(begin)

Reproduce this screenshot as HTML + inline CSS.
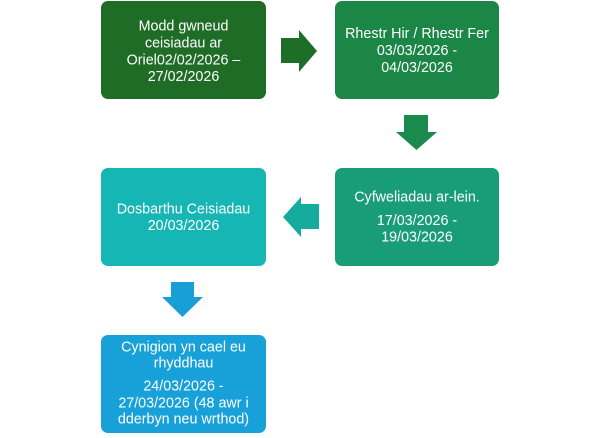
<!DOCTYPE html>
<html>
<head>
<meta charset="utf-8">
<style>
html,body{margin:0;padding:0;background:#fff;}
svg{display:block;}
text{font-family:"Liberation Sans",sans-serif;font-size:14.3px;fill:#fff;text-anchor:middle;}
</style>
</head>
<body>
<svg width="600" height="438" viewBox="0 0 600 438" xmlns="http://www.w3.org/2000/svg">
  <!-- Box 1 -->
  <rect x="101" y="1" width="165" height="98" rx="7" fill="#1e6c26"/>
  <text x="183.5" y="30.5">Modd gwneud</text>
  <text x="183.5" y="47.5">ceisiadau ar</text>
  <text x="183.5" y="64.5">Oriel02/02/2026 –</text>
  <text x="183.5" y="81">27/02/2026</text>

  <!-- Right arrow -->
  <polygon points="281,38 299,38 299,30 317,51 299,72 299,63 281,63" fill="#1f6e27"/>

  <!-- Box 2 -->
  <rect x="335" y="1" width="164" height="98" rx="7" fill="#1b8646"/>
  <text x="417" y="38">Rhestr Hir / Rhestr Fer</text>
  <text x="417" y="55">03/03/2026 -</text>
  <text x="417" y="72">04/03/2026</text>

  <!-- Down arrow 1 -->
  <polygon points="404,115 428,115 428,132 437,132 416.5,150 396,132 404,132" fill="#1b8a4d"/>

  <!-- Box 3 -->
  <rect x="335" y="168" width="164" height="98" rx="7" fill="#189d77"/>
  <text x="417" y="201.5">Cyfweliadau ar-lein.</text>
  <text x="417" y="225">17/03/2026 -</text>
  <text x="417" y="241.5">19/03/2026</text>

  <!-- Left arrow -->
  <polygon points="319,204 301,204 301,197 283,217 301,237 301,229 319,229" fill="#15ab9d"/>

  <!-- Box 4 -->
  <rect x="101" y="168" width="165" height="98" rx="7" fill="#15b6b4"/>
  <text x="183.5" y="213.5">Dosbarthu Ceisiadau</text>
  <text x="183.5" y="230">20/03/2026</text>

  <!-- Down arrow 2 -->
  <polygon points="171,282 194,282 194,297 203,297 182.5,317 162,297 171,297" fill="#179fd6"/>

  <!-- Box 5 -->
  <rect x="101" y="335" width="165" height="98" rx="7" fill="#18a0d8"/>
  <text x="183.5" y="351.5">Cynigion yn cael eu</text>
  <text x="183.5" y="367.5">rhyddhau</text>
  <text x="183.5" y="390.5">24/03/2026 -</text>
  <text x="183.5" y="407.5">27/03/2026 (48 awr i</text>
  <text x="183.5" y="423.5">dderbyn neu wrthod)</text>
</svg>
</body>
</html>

(end)

### CHALLENGE
Write out the full listing verbatim, excluding its pictures.

### SOLVED EXERCISE
Reproduce this screenshot as HTML + inline CSS.
<!DOCTYPE html>
<html>
<head>
<meta charset="utf-8">
<style>
html,body{margin:0;padding:0;background:#fff;}
svg{display:block;}
text{font-family:"Liberation Sans",sans-serif;font-size:14.3px;fill:#fff;text-anchor:middle;}
</style>
</head>
<body>
<svg width="600" height="438" viewBox="0 0 600 438" xmlns="http://www.w3.org/2000/svg">
  <!-- Box 1 -->
  <rect x="101" y="1" width="165" height="98" rx="7" fill="#1e6c26"/>
  <text x="183.5" y="30.5">Modd gwneud</text>
  <text x="183.5" y="47.5">ceisiadau ar</text>
  <text x="183.5" y="64.5">Oriel02/02/2026 –</text>
  <text x="183.5" y="81">27/02/2026</text>

  <!-- Right arrow -->
  <polygon points="281,38 299,38 299,30 317,51 299,72 299,63 281,63" fill="#1f6e27"/>

  <!-- Box 2 -->
  <rect x="335" y="1" width="164" height="98" rx="7" fill="#1b8646"/>
  <text x="417" y="38">Rhestr Hir / Rhestr Fer</text>
  <text x="417" y="55">03/03/2026 -</text>
  <text x="417" y="72">04/03/2026</text>

  <!-- Down arrow 1 -->
  <polygon points="404,115 428,115 428,132 437,132 416.5,150 396,132 404,132" fill="#1b8a4d"/>

  <!-- Box 3 -->
  <rect x="335" y="168" width="164" height="98" rx="7" fill="#189d77"/>
  <text x="417" y="201.5">Cyfweliadau ar-lein.</text>
  <text x="417" y="225">17/03/2026 -</text>
  <text x="417" y="241.5">19/03/2026</text>

  <!-- Left arrow -->
  <polygon points="319,204 301,204 301,197 283,217 301,237 301,229 319,229" fill="#15ab9d"/>

  <!-- Box 4 -->
  <rect x="101" y="168" width="165" height="98" rx="7" fill="#15b6b4"/>
  <text x="183.5" y="213.5">Dosbarthu Ceisiadau</text>
  <text x="183.5" y="230">20/03/2026</text>

  <!-- Down arrow 2 -->
  <polygon points="171,282 194,282 194,297 203,297 182.5,317 162,297 171,297" fill="#179fd6"/>

  <!-- Box 5 -->
  <rect x="101" y="335" width="165" height="98" rx="7" fill="#18a0d8"/>
  <text x="183.5" y="351.5">Cynigion yn cael eu</text>
  <text x="183.5" y="367.5">rhyddhau</text>
  <text x="183.5" y="390.5">24/03/2026 -</text>
  <text x="183.5" y="407.5">27/03/2026 (48 awr i</text>
  <text x="183.5" y="423.5">dderbyn neu wrthod)</text>
</svg>
</body>
</html>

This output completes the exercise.